Further down the I-5, Gio Savarese also has a good problem. The acquisition of Argentinean attacker Brian Fernandez from Necaxa (reportedly for somewhere around $10 million, or roughly two Lucas Melanos) was the biggest at-the-wire move of this window, and suddenly the Timbers are spoiled for choice in the attack.
There are two options: A 4-2-3-1 with Fernandez at the right wing, Jeremy Ebobisse up top, Diego Valeri underneath as the 10 and Sebastian Blanco at left wing. This makes sense because Ebobisse's been productive, while Valeri and Blanco would get to play their natural roles.

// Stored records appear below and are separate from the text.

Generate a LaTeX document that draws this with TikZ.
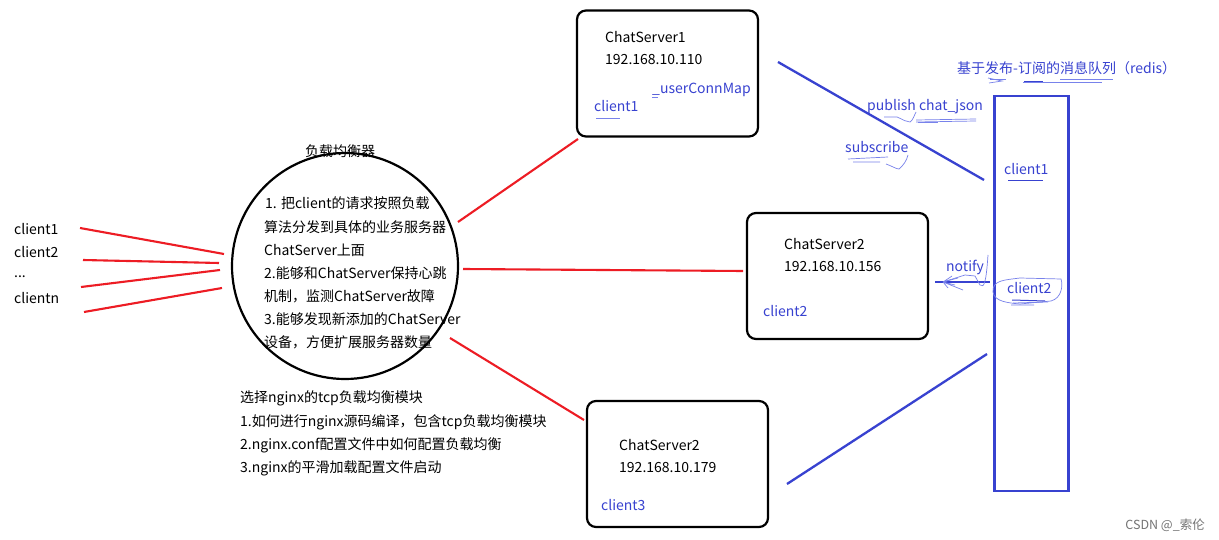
\documentclass[tikz,border=0pt]{standalone}
\usepackage{fontspec}
\setmainfont{Noto Sans CJK SC}
\definecolor{bl}{RGB}{56,66,208}
\definecolor{rd}{RGB}{237,28,36}
\definecolor{sk}{RGB}{120,130,235}
\tikzset{
 lbl/.style={anchor=west,inner sep=0pt,font=\fontsize{14}{16}\selectfont,text=black},
 blbl/.style={lbl,text=bl},
 srv/.style={draw=black,line width=2.2pt,rounded corners=9pt},
 redl/.style={draw=rd,line width=2.1pt},
 bluel/.style={draw=bl,line width=2.3pt},
 ink/.style={draw=sk,line width=.7pt},
 inkd/.style={draw=bl,line width=1pt}
}
\begin{document}
\begin{tikzpicture}[x=1pt,y=-1pt]
\useasboundingbox (0,0) rectangle (1219,540);
\fill[white] (0,0) rectangle (1219,540);
% servers
\node[srv,minimum width=181pt,minimum height=126pt,inner sep=0pt] (s1) at (667.5,73.5) {};
\node[srv,minimum width=181pt,minimum height=126pt,inner sep=0pt] (s2) at (837.5,276) {};
\node[srv,minimum width=181pt,minimum height=126pt,inner sep=0pt] (s3) at (677.5,464) {};
\node[draw=black,line width=2.2pt,circle,minimum size=226pt,inner sep=0pt] (lb) at (345,266) {};
\node[draw=bl,line width=2.4pt,minimum width=74pt,minimum height=395pt,inner sep=0pt] (mq) at (1031.5,293.5) {};
% client labels
\node[lbl] (c1) at (14,229) {client1};
\node[lbl] (c2) at (14,252) {client2};
\node[lbl] (c3) at (14,277) {...};
\node[lbl] (c4) at (14,298) {clientn};
\node[lbl,anchor=center] (lbt) at (340,151) {负载均衡器};
\node[lbl] (t1) at (265,203) {1. 把client的请求按照负载};
\node[lbl] (t2) at (264,227) {算法分发到具体的业务服务器};
\node[lbl] (t3) at (264,250) {ChatServer上面};
\node[lbl] (t4) at (264,273) {2.能够和ChatServer保持心跳};
\node[lbl] (t5) at (264,296) {机制，监测ChatServer故障};
\node[lbl] (t6) at (264,319) {3.能够发现新添加的ChatServer};
\node[lbl] (t7) at (264,342) {设备，方便扩展服务器数量};
\node[lbl] (n0) at (240,398) {选择nginx的tcp负载均衡模块};
\node[lbl] (n1) at (240,422) {1.如何进行nginx源码编译，包含tcp负载均衡模块};
\node[lbl] (n2) at (240,445) {2.nginx.conf配置文件中如何配置负载均衡};
\node[lbl] (n3) at (240,468) {3.nginx的平滑加载配置文件启动};
% server text
\node[lbl] (a1) at (605,37) {ChatServer1};
\node[lbl] (a2) at (605,60) {192.168.10.110};
\node[blbl] (a3) at (594,106) {client1};
\node[blbl] (a4) at (652,90) {\_userConnMap};
\node[lbl] (b1) at (784,244) {ChatServer2};
\node[lbl] (b2) at (784,267) {192.168.10.156};
\node[blbl] (b3) at (763,311) {client2};
\node[lbl] (d1) at (619,445) {ChatServer2};
\node[lbl] (d2) at (619,468) {192.168.10.179};
\node[blbl] (d3) at (601,505) {client3};
% queue text
\node[blbl] (q0) at (957,68) {基于发布-订阅的消息队列（redis）};
\node[blbl] (q1) at (867,107) {publish chat\_json};
\node[blbl] (q2) at (845,147) {subscribe};
\node[blbl] (q3) at (1004,169) {client1};
\node[blbl] (q4) at (1007,288) {client2};
\node[blbl] (q5) at (946,267) {notify};
% named connector ends
\coordinate (l1a) at (80,228); \coordinate (l1b) at (224,254);
\coordinate (l2a) at (83,260); \coordinate (l2b) at (219,263);
\coordinate (l3a) at (81,287); \coordinate (l3b) at (220,270);
\coordinate (l4a) at (84,312); \coordinate (l4b) at (222,288);
\coordinate (r1a) at (458,222); \coordinate (r1b) at (578,139);
\coordinate (r2a) at (463,269); \coordinate (r2b) at (743,271);
\coordinate (r3a) at (450,338); \coordinate (r3b) at (584,420);
\coordinate (u1a) at (778,62); \coordinate (u1b) at (984,180);
\coordinate (u3a) at (787,484); \coordinate (u3b) at (987,354);
\coordinate (u2a) at (935,282); \coordinate (u2b) at (990,282);
\draw[redl] (l1a)--(l1b);
\draw[redl] (l2a)--(l2b);
\draw[redl] (l3a)--(l3b);
\draw[redl] (l4a)--(l4b);
\draw[redl] (r1a)--(r1b);
\draw[redl] (r2a)--(r2b);
\draw[redl] (r3a)--(r3b);
\draw[bluel] (u1a)--(u1b);
\draw[bluel] (u3a)--(u3b);
\draw[bluel] (u2a)--(u2b);
% hand-written ink
\draw[ink] (596,118)--(620,118);
\draw[ink] (652,97)--(658,97);
\draw[ink] (990,79)--(1006,79) (1023,82)--(1102,82);
\draw[inkd] (1024,81.5)--(1043,81.5);
\draw[ink] (1060,79)--(1113,79);
\draw[ink] (988,78)--(1002,81)--(989,83);
\draw[ink] (884,117)--(897,117) .. controls (904,120) and (906,122) .. (910,122) .. controls (913,120) and (914,116) .. (916,112);
\draw[ink] (916,120)--(976,119) (916,122)--(976,121);
\draw[ink] (918,122)--(938,122);
\draw[ink] (848,159)--(888,157) (853,162)--(880,162);
\draw[ink] (886,164) .. controls (892,166) and (896,169) .. (899,169) .. controls (903,166) and (907,160) .. (908,155);
\draw[inkd] (1008,180.5)--(1043,180.5);
\draw[ink] (1020,278) .. controls (1005,280) and (992,280) .. (993,292) .. controls (994,302) and (1010,303) .. (1020,304) -- (1051,301) .. controls (1062,298) and (1063,285) .. (1061,279) -- (1020,278);
\draw[inkd] (1012,300)--(1045,301);
\draw[ink] (1013,303)--(1048,302) (1011,305)--(1034,305);
\draw[ink] (943,282) -- (965,275) -- (975,276) -- (980,285) .. controls (984,288) and (986,284) .. (988,255);
\draw[ink] (943,282)--(952,276) (943,282)--(958,278) (943,282)--(955,285) (943,282)--(963,290) (943,282)--(948,288);
\node[anchor=east,inner sep=0pt,font=\fontsize{12.5}{14}\selectfont,text=black!55] (wm) at (1205,525) {CSDN @\_索伦};
\end{tikzpicture}
\end{document}
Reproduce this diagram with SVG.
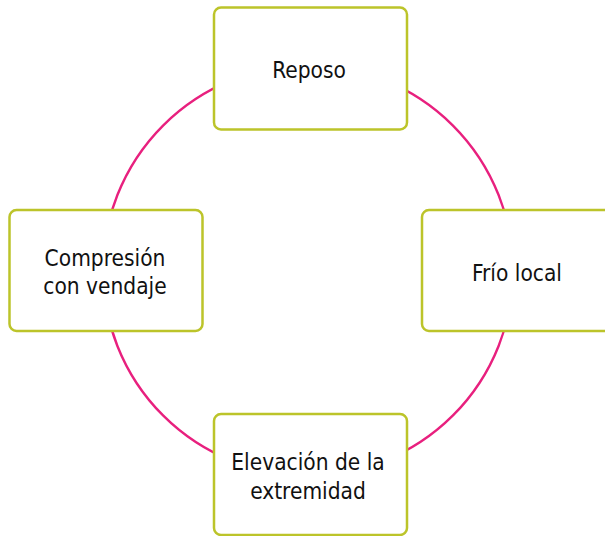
<svg xmlns="http://www.w3.org/2000/svg" width="605" height="536" viewBox="0 0 605 536">
<style>
.box{fill:#ffffff;stroke:#bcc42a;stroke-width:2.5}
.t{font-family:"DejaVu Sans Condensed","DejaVu Sans",sans-serif;font-stretch:condensed;font-size:22.5px;fill:#111111;text-anchor:middle}
.c{fill:none;stroke:#e8207e;stroke-width:2.4}
</style>
<rect width="605" height="536" fill="#ffffff"/>
<g id="connectors">
<circle class="c" cx="308" cy="270.5" r="205"/>
</g>
<g id="reposo">
<rect class="box" x="214" y="7.5" width="193" height="122" rx="7"/>
<text class="t" x="309" y="78">Reposo</text>
</g>
<g id="frio">
<rect class="box" x="422" y="210" width="193" height="121" rx="7"/>
<text class="t" x="517" y="281">Frío local</text>
</g>
<g id="elevacion">
<rect class="box" x="214" y="414" width="193" height="121" rx="7"/>
<text class="t" x="308" y="470">Elevación de la</text>
<text class="t" x="308" y="499">extremidad</text>
</g>
<g id="compresion">
<rect class="box" x="9.5" y="210" width="193" height="121" rx="7"/>
<text class="t" x="105" y="266">Compresión</text>
<text class="t" x="105" y="294">con vendaje</text>
</g>
</svg>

I'd argue that it also puts Fernandez in his best role. In the Apertura he played 15 games, primarily as a center forward, and grabbed 4g/2a. In the Clausura he's been primarily a right winger (though he's also played a bit as a second forward in a 4-4-2) and, in 15 games, has grabbed 12g/3a.
But the Timbers pointedly referred to him as a forward in their press release – not a winger, or a midfielder, or even the generic "attacker" – which points pretty obviously toward the other option.
It'll be interesting to see where this ends up. It is, as I said at the start, a good problem for Savarese to have, especially since the Timbers are already on a roll and looking like they've solved the defensive issues that bordered on a crisis at the start of the season.
And that's it for this 'bag. Thanks for the Qs and my apologies to those of you I didn't get to. Talk soon!